Greek politicians, take note: this is what austerity looks like. Lawmakers in Greece, as well as Spain and Portugal, struggled over the past two months to slash government budgets and avoid economic ruin. But their efforts look meagre compared to the hacking proposed by California Gov. Arnold Schwarzenegger, who is working to overcome his own $19.1-billion budget shortfall.
In a plan unveiled in mid-May, Schwarzenegger called for the elimination of the state’s welfare program, a 60% reduction in community mental-health programs, a 5% pay cut for government workers, and the near elimination of drug and child care subsidies. In addition, the state previously announced plans to lay off 22,000 teachers. “California no longer has low-hanging fruits,” the governor said when announcing his plan. “As a matter of fact, we don’t have any medium-hanging fruits. We also don’t have any high-hanging fruits. We literally have to take the ladder away from the tree and shake the whole tree.”
California’s situation is gloomy. It was ranked in early May among the Top 10 governments worldwide likely to default on their debt, according to CMA, a London-based credit information company. Placing seventh on the list, California was considered safer than Greece and Ukraine but riskier than Latvia and Iraq.
The state has since been bumped from the list by the Dominican Republic and Portugal, but still grapples with double-digit unemployment, the after-effects of the housing bubble and a US$1.3-billion drop in income tax revenue in the first four months of this year. Following the oil spill in the Gulf of Mexico, Schwarzenegger abandoned plans for new drilling off the California coast that could have raised $118 million in the coming year. Given this, the governor said he had no choice but to propose cutting key programs.
“You see what’s happening in Greece, you see what’s happening in Ireland, you see what’s happening in Spain now,” he said. “And everyone has to…come to the realization that we can’t continue spending money and promise people things that we can’t keep.”
Comparisons between California and Greece are not entirely apt. In 2009, Greece’s budget deficit was 13.6% of its GDP; California’s US$20-billion deficit was just 1.1% of its GDP. Furthermore, the spending requirements placed on a national government are far more extensive than those faced by a state legislature. “People are always saying California is the size of a country, but we’re not a country. We don’t have our own military. Our social security net is nowhere near the size of a country like Greece’s,” says Daniel Mitchell, a professor emeritus at the Anderson Graduate School of Management and the School of Public Affairs. “California’s debt is big in terms of the public sector, but it is not big in terms of the whole state economy.”

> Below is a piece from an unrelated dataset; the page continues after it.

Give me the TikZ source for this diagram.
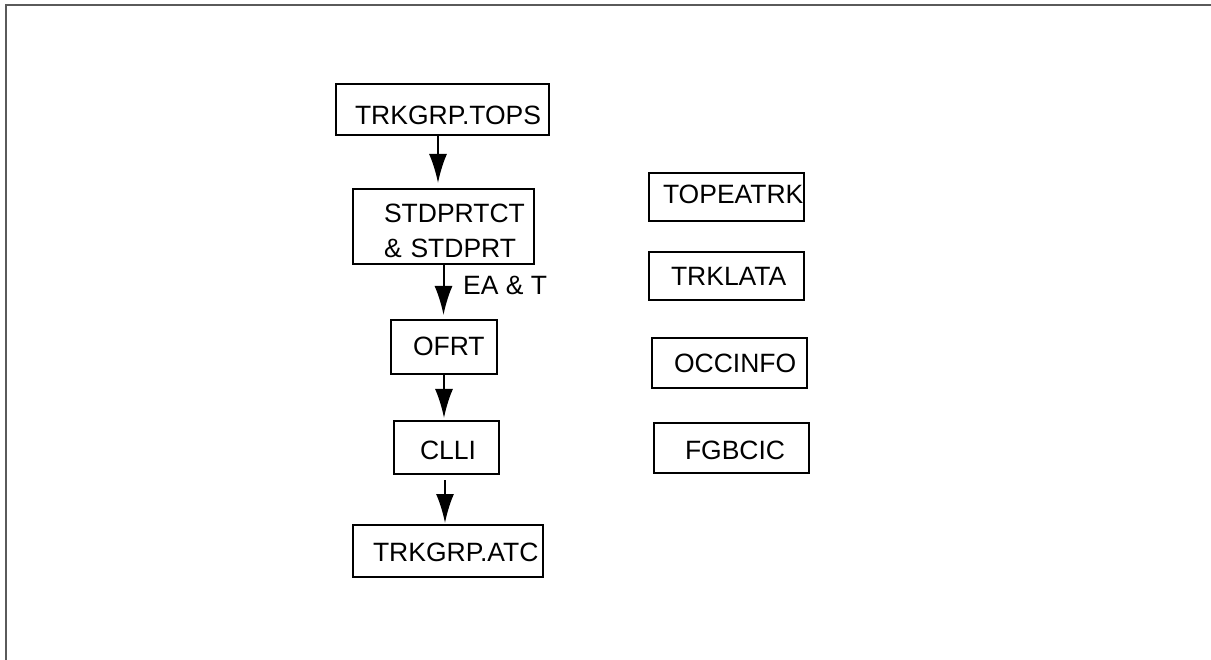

Observers also caution that while Schwarzenegger’s proposals look severe, they’re only a bargaining position. Any budget must receive two-thirds support from the Democrat-controlled state legislature, meaning the Republican governor has plenty of negotiating to do before July 1, when the new fiscal year begins. “How he gets to balanced budget is open to debate,” says Philip Romero, dean of the College of Business and Economics at California State in Los Angeles. “In this case, he’s proposed substantial cuts that have no chance of passage by the Democrats.”
A compromise will likely still involve severe cuts to services, along with possible cuts to the state worker’s pension program, which costs $6 billion annually. Schwarzenegger favours these cuts, noting pensions cost more than all of his proposed cuts combined.